Your task.
Write the material out again in full, word for word. Do not include the pictures.

— Start of Information provided —

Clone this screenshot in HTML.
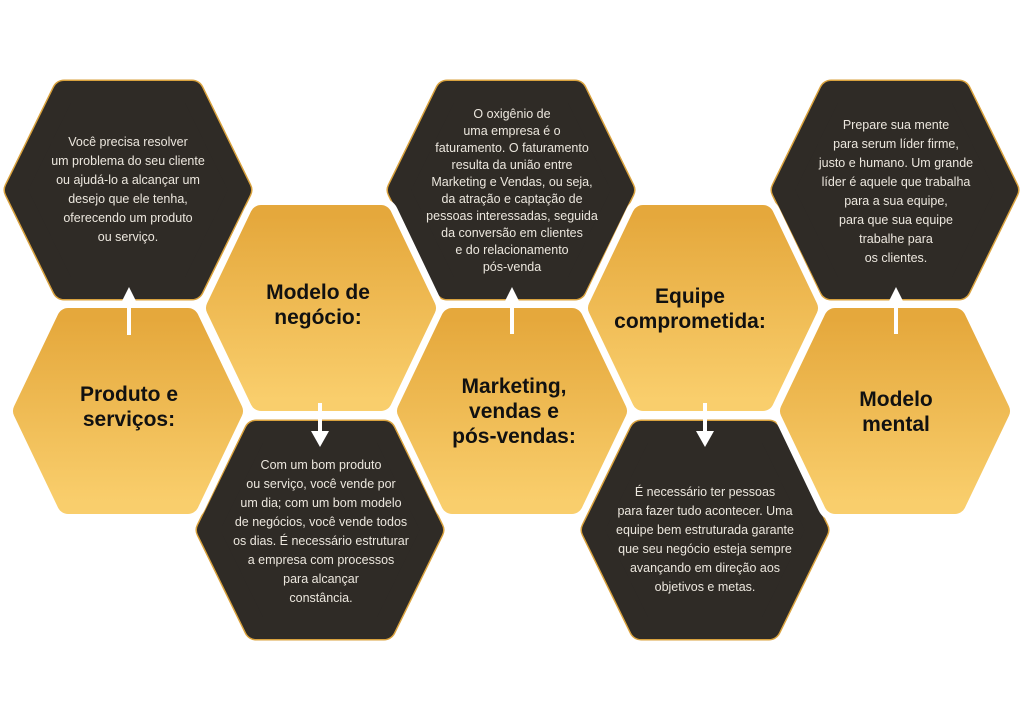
<!DOCTYPE html>
<html><head><meta charset="utf-8"><style>
html,body{margin:0;padding:0;background:#fff;}
svg{display:block}
.t{font-family:"Liberation Sans",sans-serif;font-size:12.5px;fill:#ece7de;text-anchor:middle}
.h{font-family:"Liberation Sans",sans-serif;font-size:21px;font-weight:bold;fill:#111;text-anchor:middle}
</style></head><body>
<svg width="1024" height="727" viewBox="0 0 1024 727" xmlns="http://www.w3.org/2000/svg">
<defs>
<linearGradient id="g" x1="0" y1="0" x2="0" y2="1">
<stop offset="0" stop-color="#e5a83c"/><stop offset="1" stop-color="#f9ce6c"/></linearGradient>
</defs>
<!-- dark hexes -->
<g fill="#2f2b26" stroke="#d9a23e" stroke-width="25" stroke-linejoin="round">
<polygon points="16,190 64,92 192,92 240,190 192,288 64,288"/>
<polygon points="399,190 447,92 575,92 623,190 575,288 447,288"/>
<polygon points="783,190 831,92 959,92 1007,190 959,288 831,288"/>
<polygon points="208,530 256,432 384,432 432,530 384,628 256,628"/>
<polygon points="593,530 641,432 769,432 817,530 769,628 641,628"/>
</g>
<g fill="#2f2b26" stroke="#2f2b26" stroke-width="22" stroke-linejoin="round">
<polygon points="16,190 64,92 192,92 240,190 192,288 64,288"/>
<polygon points="399,190 447,92 575,92 623,190 575,288 447,288"/>
<polygon points="783,190 831,92 959,92 1007,190 959,288 831,288"/>
<polygon points="208,530 256,432 384,432 432,530 384,628 256,628"/>
<polygon points="593,530 641,432 769,432 817,530 769,628 641,628"/>
</g>
<!-- white separation -->
<g fill="#fff" stroke="#fff" stroke-width="36" stroke-linejoin="round">
<polygon points="24,411 68,319 188,319 232,411 188,503 68,503"/>
<polygon points="217,308 261,216 381,216 425,308 381,400 261,400"/>
<polygon points="408,411 452,319 572,319 616,411 572,503 452,503"/>
<polygon points="599,308 643,216 763,216 807,308 763,400 643,400"/>
<polygon points="791,411 835,319 955,319 999,411 955,503 835,503"/>
</g>
<g fill="url(#g)" stroke="url(#g)" stroke-width="22" stroke-linejoin="round">
<polygon points="24,411 68,319 188,319 232,411 188,503 68,503"/>
<polygon points="217,308 261,216 381,216 425,308 381,400 261,400"/>
<polygon points="408,411 452,319 572,319 616,411 572,503 452,503"/>
<polygon points="599,308 643,216 763,216 807,308 763,400 643,400"/>
<polygon points="791,411 835,319 955,319 999,411 955,503 835,503"/>
</g>
<!-- arrows -->
<g fill="#fff" stroke="none">
<rect x="127" y="300" width="4" height="35"/><polygon points="129,287 122,301 136,301"/>
<rect x="510" y="300" width="4" height="34"/><polygon points="512,287 505,301 519,301"/>
<rect x="894" y="300" width="4" height="34"/><polygon points="896,287 889,301 903,301"/>
<rect x="318" y="403" width="4" height="30"/><polygon points="320,447 311,431 329,431"/>
<rect x="703" y="403" width="4" height="30"/><polygon points="705,447 696,431 714,431"/>
</g>
<g class="t">
<text x="128" y="146">Você precisa resolver</text>
<text x="128" y="165">um problema do seu cliente</text>
<text x="128" y="184">ou ajudá-lo a alcançar um</text>
<text x="128" y="203">desejo que ele tenha,</text>
<text x="128" y="222">oferecendo um produto</text>
<text x="128" y="241">ou serviço.</text>

<text x="512" y="118">O oxigênio de</text>
<text x="512" y="135">uma empresa é o</text>
<text x="512" y="152">faturamento. O faturamento</text>
<text x="512" y="169">resulta da união entre</text>
<text x="512" y="186">Marketing e Vendas, ou seja,</text>
<text x="512" y="203">da atração e captação de</text>
<text x="512" y="220">pessoas interessadas, seguida</text>
<text x="512" y="237">da conversão em clientes</text>
<text x="512" y="254">e do relacionamento</text>
<text x="512" y="271">pós-venda</text>

<text x="896" y="129">Prepare sua mente</text>
<text x="896" y="148">para serum líder firme,</text>
<text x="896" y="167">justo e humano. Um grande</text>
<text x="896" y="186">líder é aquele que trabalha</text>
<text x="896" y="205">para a sua equipe,</text>
<text x="896" y="224">para que sua equipe</text>
<text x="896" y="243">trabalhe para</text>
<text x="896" y="262">os clientes.</text>

<text x="321" y="469">Com um bom produto</text>
<text x="321" y="488">ou serviço, você vende por</text>
<text x="321" y="507">um dia; com um bom modelo</text>
<text x="321" y="526">de negócios, você vende todos</text>
<text x="321" y="545">os dias. É necessário estruturar</text>
<text x="321" y="564">a empresa com processos</text>
<text x="321" y="583">para alcançar</text>
<text x="321" y="602">constância.</text>

<text x="705" y="496">É necessário ter pessoas</text>
<text x="705" y="515">para fazer tudo acontecer. Uma</text>
<text x="705" y="534">equipe bem estruturada garante</text>
<text x="705" y="553">que seu negócio esteja sempre</text>
<text x="705" y="572">avançando em direção aos</text>
<text x="705" y="591">objetivos e metas.</text>
</g>
<g class="h">
<text x="129" y="401">Produto e</text>
<text x="129" y="426">serviços:</text>
<text x="318" y="299">Modelo de</text>
<text x="318" y="324">negócio:</text>
<text x="514" y="393">Marketing,</text>
<text x="514" y="418">vendas e</text>
<text x="514" y="443">pós-vendas:</text>
<text x="690" y="303">Equipe</text>
<text x="690" y="328">comprometida:</text>
<text x="896" y="406">Modelo</text>
<text x="896" y="431">mental</text>
</g>
</svg>
</body></html>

— End of Information provided —

Exercise answer.
Clone this screenshot in HTML.
<!DOCTYPE html>
<html><head><meta charset="utf-8"><style>
html,body{margin:0;padding:0;background:#fff;}
svg{display:block}
.t{font-family:"Liberation Sans",sans-serif;font-size:12.5px;fill:#ece7de;text-anchor:middle}
.h{font-family:"Liberation Sans",sans-serif;font-size:21px;font-weight:bold;fill:#111;text-anchor:middle}
</style></head><body>
<svg width="1024" height="727" viewBox="0 0 1024 727" xmlns="http://www.w3.org/2000/svg">
<defs>
<linearGradient id="g" x1="0" y1="0" x2="0" y2="1">
<stop offset="0" stop-color="#e5a83c"/><stop offset="1" stop-color="#f9ce6c"/></linearGradient>
</defs>
<!-- dark hexes -->
<g fill="#2f2b26" stroke="#d9a23e" stroke-width="25" stroke-linejoin="round">
<polygon points="16,190 64,92 192,92 240,190 192,288 64,288"/>
<polygon points="399,190 447,92 575,92 623,190 575,288 447,288"/>
<polygon points="783,190 831,92 959,92 1007,190 959,288 831,288"/>
<polygon points="208,530 256,432 384,432 432,530 384,628 256,628"/>
<polygon points="593,530 641,432 769,432 817,530 769,628 641,628"/>
</g>
<g fill="#2f2b26" stroke="#2f2b26" stroke-width="22" stroke-linejoin="round">
<polygon points="16,190 64,92 192,92 240,190 192,288 64,288"/>
<polygon points="399,190 447,92 575,92 623,190 575,288 447,288"/>
<polygon points="783,190 831,92 959,92 1007,190 959,288 831,288"/>
<polygon points="208,530 256,432 384,432 432,530 384,628 256,628"/>
<polygon points="593,530 641,432 769,432 817,530 769,628 641,628"/>
</g>
<!-- white separation -->
<g fill="#fff" stroke="#fff" stroke-width="36" stroke-linejoin="round">
<polygon points="24,411 68,319 188,319 232,411 188,503 68,503"/>
<polygon points="217,308 261,216 381,216 425,308 381,400 261,400"/>
<polygon points="408,411 452,319 572,319 616,411 572,503 452,503"/>
<polygon points="599,308 643,216 763,216 807,308 763,400 643,400"/>
<polygon points="791,411 835,319 955,319 999,411 955,503 835,503"/>
</g>
<g fill="url(#g)" stroke="url(#g)" stroke-width="22" stroke-linejoin="round">
<polygon points="24,411 68,319 188,319 232,411 188,503 68,503"/>
<polygon points="217,308 261,216 381,216 425,308 381,400 261,400"/>
<polygon points="408,411 452,319 572,319 616,411 572,503 452,503"/>
<polygon points="599,308 643,216 763,216 807,308 763,400 643,400"/>
<polygon points="791,411 835,319 955,319 999,411 955,503 835,503"/>
</g>
<!-- arrows -->
<g fill="#fff" stroke="none">
<rect x="127" y="300" width="4" height="35"/><polygon points="129,287 122,301 136,301"/>
<rect x="510" y="300" width="4" height="34"/><polygon points="512,287 505,301 519,301"/>
<rect x="894" y="300" width="4" height="34"/><polygon points="896,287 889,301 903,301"/>
<rect x="318" y="403" width="4" height="30"/><polygon points="320,447 311,431 329,431"/>
<rect x="703" y="403" width="4" height="30"/><polygon points="705,447 696,431 714,431"/>
</g>
<g class="t">
<text x="128" y="146">Você precisa resolver</text>
<text x="128" y="165">um problema do seu cliente</text>
<text x="128" y="184">ou ajudá-lo a alcançar um</text>
<text x="128" y="203">desejo que ele tenha,</text>
<text x="128" y="222">oferecendo um produto</text>
<text x="128" y="241">ou serviço.</text>

<text x="512" y="118">O oxigênio de</text>
<text x="512" y="135">uma empresa é o</text>
<text x="512" y="152">faturamento. O faturamento</text>
<text x="512" y="169">resulta da união entre</text>
<text x="512" y="186">Marketing e Vendas, ou seja,</text>
<text x="512" y="203">da atração e captação de</text>
<text x="512" y="220">pessoas interessadas, seguida</text>
<text x="512" y="237">da conversão em clientes</text>
<text x="512" y="254">e do relacionamento</text>
<text x="512" y="271">pós-venda</text>

<text x="896" y="129">Prepare sua mente</text>
<text x="896" y="148">para serum líder firme,</text>
<text x="896" y="167">justo e humano. Um grande</text>
<text x="896" y="186">líder é aquele que trabalha</text>
<text x="896" y="205">para a sua equipe,</text>
<text x="896" y="224">para que sua equipe</text>
<text x="896" y="243">trabalhe para</text>
<text x="896" y="262">os clientes.</text>

<text x="321" y="469">Com um bom produto</text>
<text x="321" y="488">ou serviço, você vende por</text>
<text x="321" y="507">um dia; com um bom modelo</text>
<text x="321" y="526">de negócios, você vende todos</text>
<text x="321" y="545">os dias. É necessário estruturar</text>
<text x="321" y="564">a empresa com processos</text>
<text x="321" y="583">para alcançar</text>
<text x="321" y="602">constância.</text>

<text x="705" y="496">É necessário ter pessoas</text>
<text x="705" y="515">para fazer tudo acontecer. Uma</text>
<text x="705" y="534">equipe bem estruturada garante</text>
<text x="705" y="553">que seu negócio esteja sempre</text>
<text x="705" y="572">avançando em direção aos</text>
<text x="705" y="591">objetivos e metas.</text>
</g>
<g class="h">
<text x="129" y="401">Produto e</text>
<text x="129" y="426">serviços:</text>
<text x="318" y="299">Modelo de</text>
<text x="318" y="324">negócio:</text>
<text x="514" y="393">Marketing,</text>
<text x="514" y="418">vendas e</text>
<text x="514" y="443">pós-vendas:</text>
<text x="690" y="303">Equipe</text>
<text x="690" y="328">comprometida:</text>
<text x="896" y="406">Modelo</text>
<text x="896" y="431">mental</text>
</g>
</svg>
</body></html>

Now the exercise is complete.